### Supplied material
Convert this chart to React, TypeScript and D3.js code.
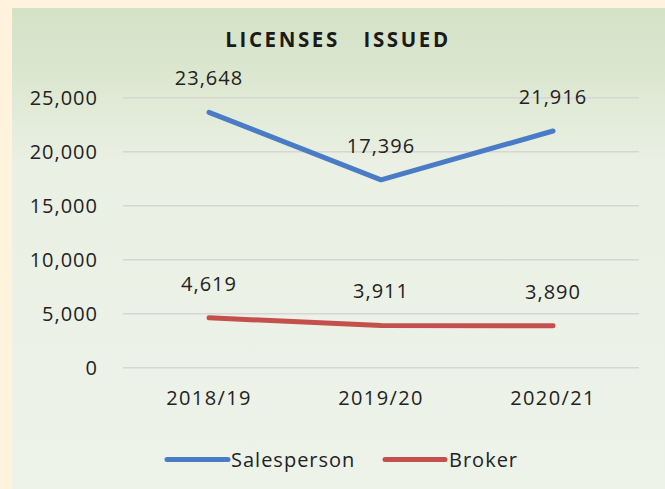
import React from "react";
import * as d3 from "d3";

const categories = ["2018/19", "2019/20", "2020/21"];
const salesperson = [23648, 17396, 21916];
const broker = [4619, 3911, 3890];
const yTicks = [0, 5000, 10000, 15000, 20000, 25000];
const seriesNames = ["Salesperson", "Broker"];
const seriesColors = ["#4A7BC6", "#C4504E"];

const W = 665;
const H = 489;
const FONT = "'Open Sans', 'Liberation Sans', sans-serif";

export default function App() {
  const x = d3.scaleBand<string>().domain(categories).range([123, 639]);
  const y = d3.scaleLinear().domain([0, 25000]).range([367.7, 97.7]);
  const cx = (c: string) => (x(c) as number) + x.bandwidth() / 2;
  const fmt = d3.format(",");
  const line = d3
    .line<number>()
    .x((_, i) => cx(categories[i]))
    .y((d) => y(d));
  const series = [salesperson, broker];

  const legendItems = [
    { x1: 167, x2: 228, tx: 231 },
    { x1: 385, x2: 445, tx: 449 },
  ];

  return (
    <svg
      width={W}
      height={H}
      style={{ position: "absolute", left: 0, top: 0 }}
      fontFamily={FONT}
    >
      <defs>
        <linearGradient id="bg" x1="0" y1="0" x2="0" y2="1">
          <stop offset="0%" stopColor="#D4E2C5" />
          <stop offset="12%" stopColor="#DAE6CE" />
          <stop offset="32%" stopColor="#EAF0E3" />
          <stop offset="100%" stopColor="#EEF3EA" />
        </linearGradient>
      </defs>
      <rect x={0} y={0} width={W} height={H} fill="#FFF3DD" />
      <rect x={12} y={8} width={W - 12} height={H - 8} fill="url(#bg)" />

      <text
        x={338}
        y={47}
        textAnchor="middle"
        fontSize={20.5}
        fontWeight="bold"
        letterSpacing={2.6}
        fill="#1a1a1a"
        style={{ whiteSpace: "pre" }}
      >
        {"LICENSES   ISSUED"}
      </text>

      {yTicks.map((t) => (
        <g key={t}>
          <line x1={123} x2={639} y1={y(t)} y2={y(t)} stroke="#D6D6D6" strokeWidth={1.5} />
          <text
            x={98}
            y={y(t)}
            dy="0.35em"
            textAnchor="end"
            fontSize={20}
            letterSpacing={1}
            fill="#222"
          >
            {fmt(t)}
          </text>
        </g>
      ))}

      {categories.map((c) => (
        <text
          key={c}
          x={cx(c)}
          y={405}
          textAnchor="middle"
          fontSize={20}
          letterSpacing={1.4}
          fill="#222"
        >
          {c}
        </text>
      ))}

      {series.map((s, si) => (
        <g key={si}>
          <path
            d={line(s) as string}
            fill="none"
            stroke={seriesColors[si]}
            strokeWidth={5}
            strokeLinecap="round"
            strokeLinejoin="round"
          />
          {s.map((v, i) => (
            <text
              key={i}
              x={cx(categories[i])}
              y={y(v) - 27}
              textAnchor="middle"
              fontSize={20}
              letterSpacing={1}
              fill="#222"
            >
              {fmt(v)}
            </text>
          ))}
        </g>
      ))}

      {legendItems.map((l, i) => (
        <g key={i}>
          <line
            x1={l.x1}
            x2={l.x2}
            y1={459.5}
            y2={459.5}
            stroke={seriesColors[i]}
            strokeWidth={5}
            strokeLinecap="round"
          />
          <text x={l.tx} y={466.5} fontSize={20} letterSpacing={1} fill="#222">
            {seriesNames[i]}
          </text>
        </g>
      ))}
    </svg>
  );
}
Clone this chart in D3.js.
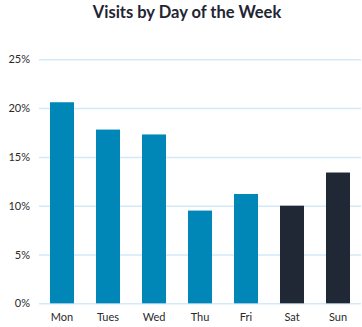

### Task description
Include the first line of the records, the line containing "import * as", and every line between them, repeated exactly. Skip the pictures.

### Result of the task
Convert this chart to React, TypeScript and D3.js code.
import React from "react";
import * as d3 from "d3";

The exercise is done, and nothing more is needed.